* [Aim] Render the material again word for word, skipping the pictures in it.

* [Available data]
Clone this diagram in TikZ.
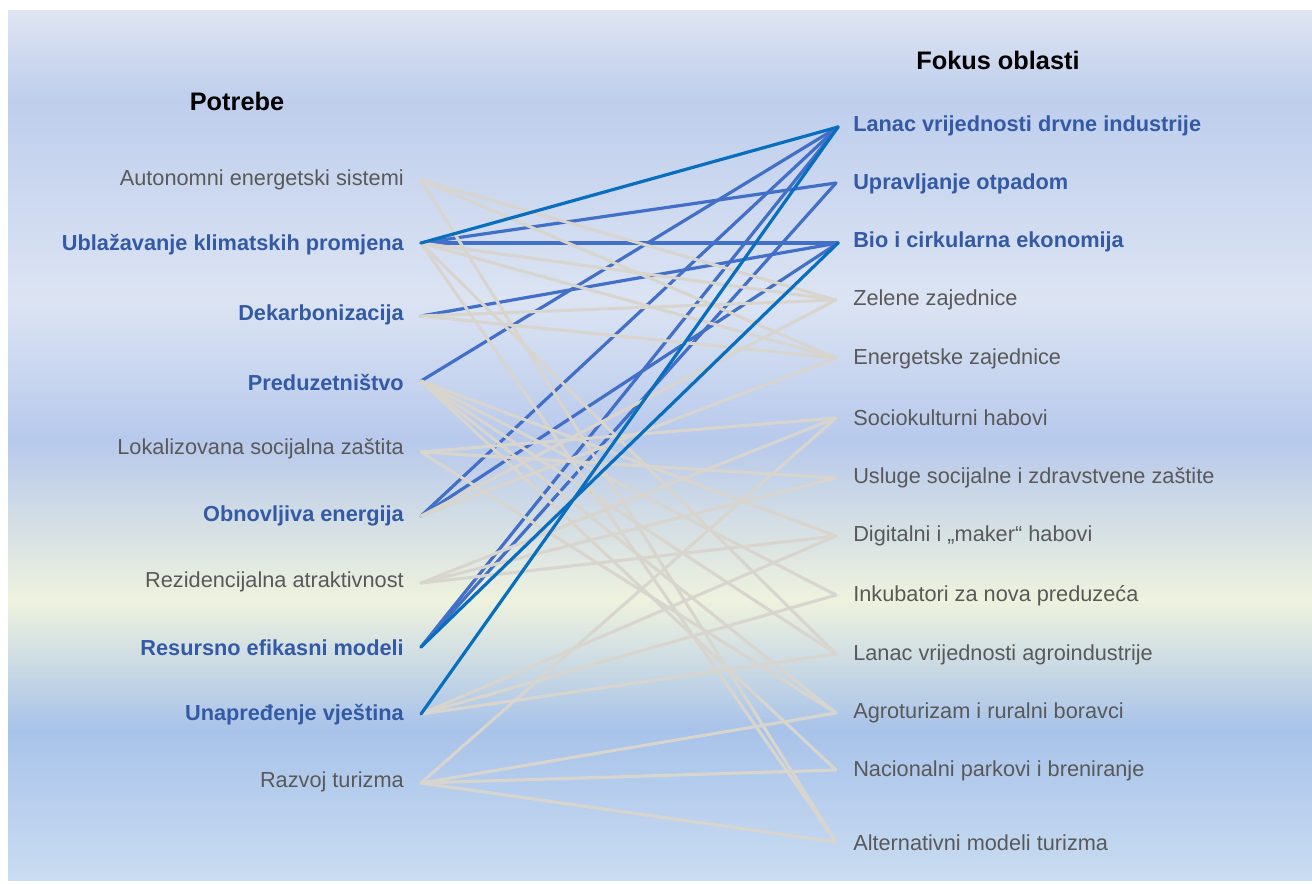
\documentclass[tikz,border=0pt]{standalone}
\usepackage{fontspec}
\setmainfont{Liberation Sans}
\begin{document}
\begin{tikzpicture}[x=0.75pt,y=-0.75pt,
  lab/.style={font=\fontsize{16.3pt}{19pt}\selectfont, text=txtgray, inner sep=0pt},
  labb/.style={font=\fontsize{16.3pt}{19pt}\selectfont\bfseries, text=txtblue, inner sep=0pt},
  head/.style={font=\fontsize{19pt}{22pt}\selectfont\bfseries, text=black, inner sep=0pt},
  gl/.style={draw=lgray, line width=2.3pt, line cap=round},
  bl/.style={draw=mblue, line width=2.4pt, line cap=round},
  dl/.style={draw=dblue, line width=2.4pt, line cap=round}]
\definecolor{txtgray}{RGB}{89,89,89}
\definecolor{txtblue}{RGB}{52,90,165}
\definecolor{lgray}{RGB}{216,213,207}
\definecolor{mblue}{RGB}{66,112,200}
\definecolor{dblue}{RGB}{10,110,190}
\definecolor{bg1}{RGB}{223,229,242}
\definecolor{bg2}{RGB}{190,206,236}
\definecolor{bg3}{RGB}{220,228,243}
\definecolor{bg4}{RGB}{183,201,236}
\definecolor{bg5}{RGB}{238,242,222}
\definecolor{bg6}{RGB}{168,195,234}
\definecolor{bg7}{RGB}{201,220,241}
\useasboundingbox (0,0) rectangle (1312,883);
\fill[white] (0,0) rectangle (1312,883);
% background gradient
\shade[top color=bg1, bottom color=bg2] (8,10) rectangle (1312,100);
\shade[top color=bg2, bottom color=bg3] (8,100) rectangle (1312,300);
\shade[top color=bg3, bottom color=bg4] (8,300) rectangle (1312,440);
\shade[top color=bg4, bottom color=bg5] (8,440) rectangle (1312,600);
\shade[top color=bg5, bottom color=bg6] (8,600) rectangle (1312,730);
\shade[top color=bg6, bottom color=bg7] (8,730) rectangle (1312,880);
% headers
\node[head] (hl) at (237,101) {Potrebe};
\node[head] (hr) at (998,60) {Fokus oblasti};
% left labels
\node[lab, anchor=east]  (n1)  at (404,180) {Autonomni energetski sistemi};
\node[labb, anchor=east] (n2)  at (404,245) {Ublažavanje klimatskih promjena};
\node[labb, anchor=east] (n3)  at (404,315) {Dekarbonizacija};
\node[labb, anchor=east] (n4)  at (404,382) {Preduzetništvo};
\node[lab, anchor=east]  (n5)  at (404,449) {Lokalizovana socijalna zaštita};
\node[labb, anchor=east] (n6)  at (404,516) {Obnovljiva energija};
\node[lab, anchor=east]  (n7)  at (404,582) {Rezidencijalna atraktivnost};
\node[labb, anchor=east] (n8)  at (404,648) {Resursno efikasni modeli};
\node[labb, anchor=east] (n9)  at (404,715) {Unapređenje vještina};
\node[lab, anchor=east]  (n10) at (404,782) {Razvoj turizma};
% right labels
\node[labb, anchor=west] (m1)  at (853,126) {Lanac vrijednosti drvne industrije};
\node[labb, anchor=west] (m2)  at (853,184) {Upravljanje otpadom};
\node[labb, anchor=west] (m3)  at (853,242) {Bio i cirkularna ekonomija};
\node[lab, anchor=west]  (m4)  at (853,300) {Zelene zajednice};
\node[lab, anchor=west]  (m5)  at (853,359) {Energetske zajednice};
\node[lab, anchor=west]  (m6)  at (853,418) {Sociokulturni habovi};
\node[lab, anchor=west]  (m7)  at (853,478) {Usluge socijalne i zdravstvene zaštite};
\node[lab, anchor=west]  (m8)  at (853,536) {Digitalni i „maker“ habovi};
\node[lab, anchor=west]  (m9)  at (853,596) {Inkubatori za nova preduzeća};
\node[lab, anchor=west]  (m10) at (853,655) {Lanac vrijednosti agroindustrije};
\node[lab, anchor=west]  (m11) at (853,713) {Agroturizam i ruralni boravci};
\node[lab, anchor=west]  (m12) at (853,771) {Nacionalni parkovi i breniranje};
\node[lab, anchor=west]  (m13) at (853,843) {Alternativni modeli turizma};
% connector end points
\coordinate (p1) at (421,180);
\coordinate (p2) at (421,243);
\coordinate (p3) at (421,316);
\coordinate (p4) at (421,381);
\coordinate (p5) at (421,452);
\coordinate (p6) at (421,516);
\coordinate (p7) at (421,583);
\coordinate (p8) at (421,647);
\coordinate (p9) at (421,714);
\coordinate (p10) at (421,783);
\coordinate (q1) at (838,127);
\coordinate (q2) at (836,183);
\coordinate (q3) at (838,243);
\coordinate (q4) at (836,300);
\coordinate (q5) at (836,358);
\coordinate (q6) at (836,418);
\coordinate (q7) at (836,478);
\coordinate (q8) at (836,536);
\coordinate (q9) at (836,595);
\coordinate (q10) at (836,654);
\coordinate (q11) at (836,713);
\coordinate (q12) at (836,770);
\coordinate (q13) at (836,842);
% medium blue connectors (under the grey ones)
\draw[bl] (p2) -- (q2);
\draw[bl] (p2) -- (q3);
\draw[bl] (p3) -- (q3);
\draw[bl] (p4) -- (q1);
\draw[bl] (p6) -- (q1);
\draw[bl] (p6) -- (q3);
\draw[bl] (p8) -- (q1);
\draw[bl] (p8) -- (q2);
% grey connectors
\draw[gl] (p1) -- (q4);
\draw[gl] (p1) -- (q5);
\draw[gl] (p1) -- (q13);
\draw[gl] (p2) -- (q4);
\draw[gl] (p2) -- (q5);
\draw[gl] (p2) -- (q10);
\draw[gl] (p2) -- (q13);
\draw[gl] (p3) -- (q4);
\draw[gl] (p3) -- (q5);
\draw[gl] (p4) -- (q8);
\draw[gl] (p4) -- (q9);
\draw[gl] (p4) -- (q10);
\draw[gl] (p4) -- (q11);
\draw[gl] (p4) -- (q12);
\draw[gl] (p5) -- (q6);
\draw[gl] (p5) -- (q7);
\draw[gl] (p5) -- (q11);
\draw[gl] (p6) -- (q4);
\draw[gl] (p6) -- (q5);
\draw[gl] (p7) -- (q6);
\draw[gl] (p7) -- (q7);
\draw[gl] (p7) -- (q8);
\draw[gl] (p9) -- (q8);
\draw[gl] (p9) -- (q9);
\draw[gl] (p9) -- (q10);
\draw[gl] (p10) -- (q6);
\draw[gl] (p10) -- (q11);
\draw[gl] (p10) -- (q12);
\draw[gl] (p10) -- (q13);
% dark blue connectors (on top)
\draw[dl] (p2) -- (q1);
\draw[dl] (p8) -- (q3);
\draw[dl] (p9) -- (q1);
\end{tikzpicture}
\end{document}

* [Correct response]
Clone this diagram in TikZ.
\documentclass[tikz,border=0pt]{standalone}
\usepackage{fontspec}
\setmainfont{Liberation Sans}
\begin{document}
\begin{tikzpicture}[x=0.75pt,y=-0.75pt,
  lab/.style={font=\fontsize{16.3pt}{19pt}\selectfont, text=txtgray, inner sep=0pt},
  labb/.style={font=\fontsize{16.3pt}{19pt}\selectfont\bfseries, text=txtblue, inner sep=0pt},
  head/.style={font=\fontsize{19pt}{22pt}\selectfont\bfseries, text=black, inner sep=0pt},
  gl/.style={draw=lgray, line width=2.3pt, line cap=round},
  bl/.style={draw=mblue, line width=2.4pt, line cap=round},
  dl/.style={draw=dblue, line width=2.4pt, line cap=round}]
\definecolor{txtgray}{RGB}{89,89,89}
\definecolor{txtblue}{RGB}{52,90,165}
\definecolor{lgray}{RGB}{216,213,207}
\definecolor{mblue}{RGB}{66,112,200}
\definecolor{dblue}{RGB}{10,110,190}
\definecolor{bg1}{RGB}{223,229,242}
\definecolor{bg2}{RGB}{190,206,236}
\definecolor{bg3}{RGB}{220,228,243}
\definecolor{bg4}{RGB}{183,201,236}
\definecolor{bg5}{RGB}{238,242,222}
\definecolor{bg6}{RGB}{168,195,234}
\definecolor{bg7}{RGB}{201,220,241}
\useasboundingbox (0,0) rectangle (1312,883);
\fill[white] (0,0) rectangle (1312,883);
% background gradient
\shade[top color=bg1, bottom color=bg2] (8,10) rectangle (1312,100);
\shade[top color=bg2, bottom color=bg3] (8,100) rectangle (1312,300);
\shade[top color=bg3, bottom color=bg4] (8,300) rectangle (1312,440);
\shade[top color=bg4, bottom color=bg5] (8,440) rectangle (1312,600);
\shade[top color=bg5, bottom color=bg6] (8,600) rectangle (1312,730);
\shade[top color=bg6, bottom color=bg7] (8,730) rectangle (1312,880);
% headers
\node[head] (hl) at (237,101) {Potrebe};
\node[head] (hr) at (998,60) {Fokus oblasti};
% left labels
\node[lab, anchor=east]  (n1)  at (404,180) {Autonomni energetski sistemi};
\node[labb, anchor=east] (n2)  at (404,245) {Ublažavanje klimatskih promjena};
\node[labb, anchor=east] (n3)  at (404,315) {Dekarbonizacija};
\node[labb, anchor=east] (n4)  at (404,382) {Preduzetništvo};
\node[lab, anchor=east]  (n5)  at (404,449) {Lokalizovana socijalna zaštita};
\node[labb, anchor=east] (n6)  at (404,516) {Obnovljiva energija};
\node[lab, anchor=east]  (n7)  at (404,582) {Rezidencijalna atraktivnost};
\node[labb, anchor=east] (n8)  at (404,648) {Resursno efikasni modeli};
\node[labb, anchor=east] (n9)  at (404,715) {Unapređenje vještina};
\node[lab, anchor=east]  (n10) at (404,782) {Razvoj turizma};
% right labels
\node[labb, anchor=west] (m1)  at (853,126) {Lanac vrijednosti drvne industrije};
\node[labb, anchor=west] (m2)  at (853,184) {Upravljanje otpadom};
\node[labb, anchor=west] (m3)  at (853,242) {Bio i cirkularna ekonomija};
\node[lab, anchor=west]  (m4)  at (853,300) {Zelene zajednice};
\node[lab, anchor=west]  (m5)  at (853,359) {Energetske zajednice};
\node[lab, anchor=west]  (m6)  at (853,418) {Sociokulturni habovi};
\node[lab, anchor=west]  (m7)  at (853,478) {Usluge socijalne i zdravstvene zaštite};
\node[lab, anchor=west]  (m8)  at (853,536) {Digitalni i „maker“ habovi};
\node[lab, anchor=west]  (m9)  at (853,596) {Inkubatori za nova preduzeća};
\node[lab, anchor=west]  (m10) at (853,655) {Lanac vrijednosti agroindustrije};
\node[lab, anchor=west]  (m11) at (853,713) {Agroturizam i ruralni boravci};
\node[lab, anchor=west]  (m12) at (853,771) {Nacionalni parkovi i breniranje};
\node[lab, anchor=west]  (m13) at (853,843) {Alternativni modeli turizma};
% connector end points
\coordinate (p1) at (421,180);
\coordinate (p2) at (421,243);
\coordinate (p3) at (421,316);
\coordinate (p4) at (421,381);
\coordinate (p5) at (421,452);
\coordinate (p6) at (421,516);
\coordinate (p7) at (421,583);
\coordinate (p8) at (421,647);
\coordinate (p9) at (421,714);
\coordinate (p10) at (421,783);
\coordinate (q1) at (838,127);
\coordinate (q2) at (836,183);
\coordinate (q3) at (838,243);
\coordinate (q4) at (836,300);
\coordinate (q5) at (836,358);
\coordinate (q6) at (836,418);
\coordinate (q7) at (836,478);
\coordinate (q8) at (836,536);
\coordinate (q9) at (836,595);
\coordinate (q10) at (836,654);
\coordinate (q11) at (836,713);
\coordinate (q12) at (836,770);
\coordinate (q13) at (836,842);
% medium blue connectors (under the grey ones)
\draw[bl] (p2) -- (q2);
\draw[bl] (p2) -- (q3);
\draw[bl] (p3) -- (q3);
\draw[bl] (p4) -- (q1);
\draw[bl] (p6) -- (q1);
\draw[bl] (p6) -- (q3);
\draw[bl] (p8) -- (q1);
\draw[bl] (p8) -- (q2);
% grey connectors
\draw[gl] (p1) -- (q4);
\draw[gl] (p1) -- (q5);
\draw[gl] (p1) -- (q13);
\draw[gl] (p2) -- (q4);
\draw[gl] (p2) -- (q5);
\draw[gl] (p2) -- (q10);
\draw[gl] (p2) -- (q13);
\draw[gl] (p3) -- (q4);
\draw[gl] (p3) -- (q5);
\draw[gl] (p4) -- (q8);
\draw[gl] (p4) -- (q9);
\draw[gl] (p4) -- (q10);
\draw[gl] (p4) -- (q11);
\draw[gl] (p4) -- (q12);
\draw[gl] (p5) -- (q6);
\draw[gl] (p5) -- (q7);
\draw[gl] (p5) -- (q11);
\draw[gl] (p6) -- (q4);
\draw[gl] (p6) -- (q5);
\draw[gl] (p7) -- (q6);
\draw[gl] (p7) -- (q7);
\draw[gl] (p7) -- (q8);
\draw[gl] (p9) -- (q8);
\draw[gl] (p9) -- (q9);
\draw[gl] (p9) -- (q10);
\draw[gl] (p10) -- (q6);
\draw[gl] (p10) -- (q11);
\draw[gl] (p10) -- (q12);
\draw[gl] (p10) -- (q13);
% dark blue connectors (on top)
\draw[dl] (p2) -- (q1);
\draw[dl] (p8) -- (q3);
\draw[dl] (p9) -- (q1);
\end{tikzpicture}
\end{document}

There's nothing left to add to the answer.